Tomb of - Valley of the Kings (KV19)
Mentuherkhepshef, who was the son of Ramesses IX, is said to have been the only prince after the sons of Ramesses II to have a burial place as a decorated royal tomb at the Valley of the Kings. The tomb KV 19 is believed to have been intended for Ramesses Setherkhepshef who was to be crowned as Ramesses VII, but later on it became the property of Mentuherkhepshef.
About the tomb
Tomb KV 19 lies in the Valley of the Kings, at the start of the second eastern branch of the main wadi at the west bank at Luxor and the tomb is said to have never been finished. The last corridor was converted into the burial chamber which was cut inside the floor and was covered with stone slabs. Giovanni Belzoni discovered the tomb in 1817. It’s believed that have it been finished, KV 19 would have been a substantial tomb. The gates and corridors of this tomb are widest in the valley. The unfinished condition however helps people learn about the various stages of the ancient work of the quarrymen.
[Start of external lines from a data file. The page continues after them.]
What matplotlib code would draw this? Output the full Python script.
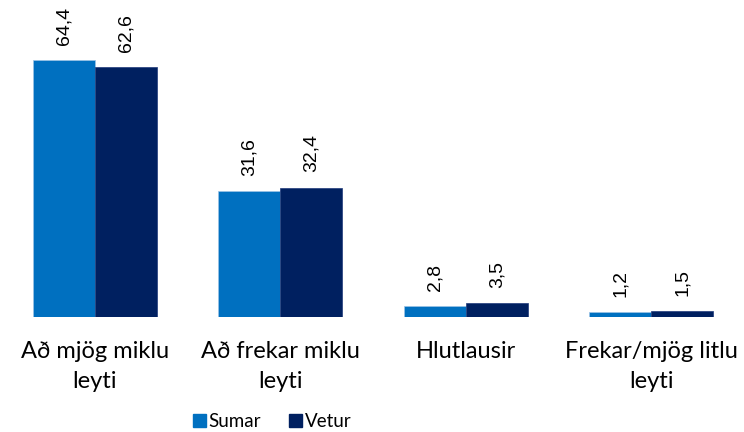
import numpy as np
import matplotlib.pyplot as plt
from matplotlib.patches import Patch

categories = ["Að mjög miklu\nleyti", "Að frekar miklu\nleyti", "Hlutlausir", "Frekar/mjög litlu\nleyti"]
sumar = [64.4, 31.6, 2.8, 1.2]
vetur = [62.6, 32.4, 3.5, 1.5]
series_names = ["Sumar", "Vetur"]
colors = ["#0070C0", "#002060"]

fig = plt.figure(figsize=(7.44, 4.32), dpi=100)
ax = fig.add_axes([0.003, 0.266, 0.997, 0.734])

x = np.arange(len(categories))
w = 0.334
for vals, off, col in [(sumar, -w / 2, colors[0]), (vetur, w / 2, colors[1])]:
    bars = ax.bar(x + off, vals, w, color=col, edgecolor="#9DC3E6" if col == colors[0] else "#1F3A7A", linewidth=0.5)
    for b, v in zip(bars, vals):
        ax.annotate(f"{v:.1f}".replace(".", ","), (b.get_x() + b.get_width() / 2, v),
                    xytext=(0, 11), textcoords="offset points", rotation=90,
                    ha="center", va="bottom", fontsize=14, family="Liberation Sans")

ax.set_xlim(-0.5, len(categories) - 0.5)
ax.set_ylim(0, 79.4)
ax.set_yticks([])
ax.set_xticks([])
# category labels, each line centred on its own
for xi, cat in zip(x, categories):
    for i, line in enumerate(cat.split("\n")):
        ax.annotate(line, (xi, 0), xycoords=ax.get_xaxis_transform(),
                    xytext=(0, -17 - i * 21.6), textcoords="offset points",
                    ha="center", va="top", fontsize=17, family="Lato")
for s in ax.spines.values():
    s.set_visible(False)

handles = [Patch(color=c) for c in colors]
fig.legend(handles, series_names, loc="center", bbox_to_anchor=(0.366, 0.024), ncol=2,
           frameon=False, prop={"family": "Lato", "size": 13.5}, handlelength=0.7,
           handleheight=0.75, handletextpad=0.15, columnspacing=1.5)

fig.savefig("out.png", dpi=100)
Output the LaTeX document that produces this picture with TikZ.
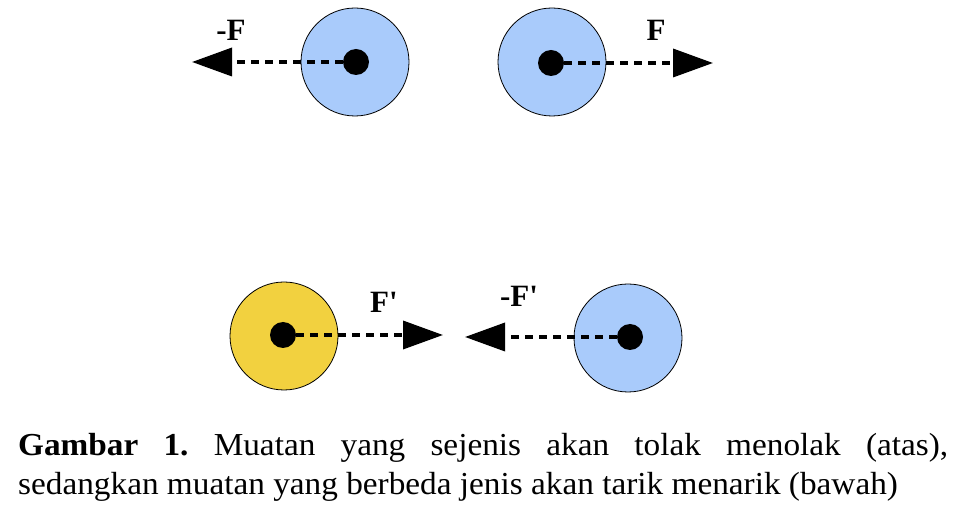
\documentclass[tikz,border=0pt]{standalone}
\usepackage{fontspec}
\setmainfont{Liberation Serif}
\newfontfamily\capfont[FakeStretch=1.04]{Liberation Serif}
\newfontfamily\lblfont[Ligatures=TeXOff]{Liberation Serif}
\usetikzlibrary{arrows.meta}
\definecolor{chargeblue}{HTML}{A9CBFB}
\definecolor{chargeyellow}{HTML}{F2D13F}
\begin{document}
\frenchspacing
\begin{tikzpicture}[x=1pt,y=-1pt,
  charge/.style={circle,draw=black,line width=0.8pt,minimum size=108pt,inner sep=0pt},
  core/.style={circle,fill=black,minimum size=26pt,inner sep=0pt},
  force/.style={line width=3.6pt,dash pattern=on 8pt off 6pt,
    -{Triangle[length=40pt,width=28pt]}},
  flabel/.style={font=\lblfont\fontsize{31}{34}\selectfont\bfseries,inner sep=0pt},
  caption/.style={font=\capfont\fontsize{32}{39}\selectfont,anchor=north west,
    text width=930pt,align=justify,inner sep=0pt}]
\useasboundingbox (0,0) rectangle (962,510);
% top row
\node[charge,fill=chargeblue] (c1) at (355,62) {};
\node[core] (d1) at (356,62) {};
\node[charge,fill=chargeblue] (c2) at (552,62) {};
\node[core] (d2) at (551,63) {};
\coordinate (t1) at (192,62);
\coordinate (t2) at (713,63);
\draw[force] (d1.west) -- (t1);
\draw[force] (d2.east) -- (t2);
\node[flabel] (l1) at (231,30) {-F};
\node[flabel] (l2) at (656,30) {F};
% bottom row
\node[charge,fill=chargeyellow] (c3) at (284,336) {};
\node[core] (d3) at (283,335) {};
\node[charge,fill=chargeblue] (c4) at (628,338) {};
\node[core] (d4) at (630,337) {};
\coordinate (t3) at (443,335);
\coordinate (t4) at (465,337);
\draw[force] (d3.east) -- (t3);
\draw[force] (d4.west) -- (t4);
\node[flabel] (l3) at (384,302) {F'};
\node[flabel] (l4) at (519,296) {-F'};
% caption
\node[caption] (cap) at (18,433) {\textbf{Gambar 1.} Muatan yang sejenis akan tolak menolak (atas),\linebreak sedangkan muatan yang berbeda jenis akan tarik menarik (bawah)};
\end{tikzpicture}
\end{document}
Decorations inside the tomb
The tomb is not a much decorated one in the Valley. However the only decoration seen was at the entranceway of the first corridor and its walls. The tomb had much lesser decorations then seen in the other royal tombs. Here Mentuherkhepshef is shown alone without being escorted by his father. The corridor has decorations of dedication text in red and black text in the three columns inside. Beneath the text are pairs of fire spitting cobras depicting Isis and Nepthys on one side and Serget and Neit on the other. The little decoration depicts excellent work of the people who made the same. There are texts from the Book of the Dead seen on the walls of the corridor. A peculiar thing is the detailed costumes of the devotees, a figure of Thoth is shown wearing a belt whose buckle has the cartouche of King Ramesses IX. Other scenes include the tomb owner paying worship to several deities including Osiris, Khonsu, Thoth and Ptah.
The remains of KV 19
Not much from funerary equipment was found inside the tomb and very little was recovered. Fragments of objects made from black stone depicting a part of a sarcophagus most probably were found. Foundation deposits near the entry were found including ostraca, faience and calcite plagues, which bared the name of Ramesses IV. A limestone plague bearing the name of Ramesses X was also found. Fragments of limestone stela could also be seen. Remains of multiple intrusive burials by Belzoni were later found. The number of mummies which the tomb contained still remains uncertain. However the cartonage style indicates that the bodies belong to people from the 22nd dynasty in Egypt.
A final word
The tomb KV 19 is believed to have been built for Ramesses Setherkhepshef who was also recognized by the name Ramesses VII, but later on it became the property of Mentuherkhepshef and the findings too depict the same.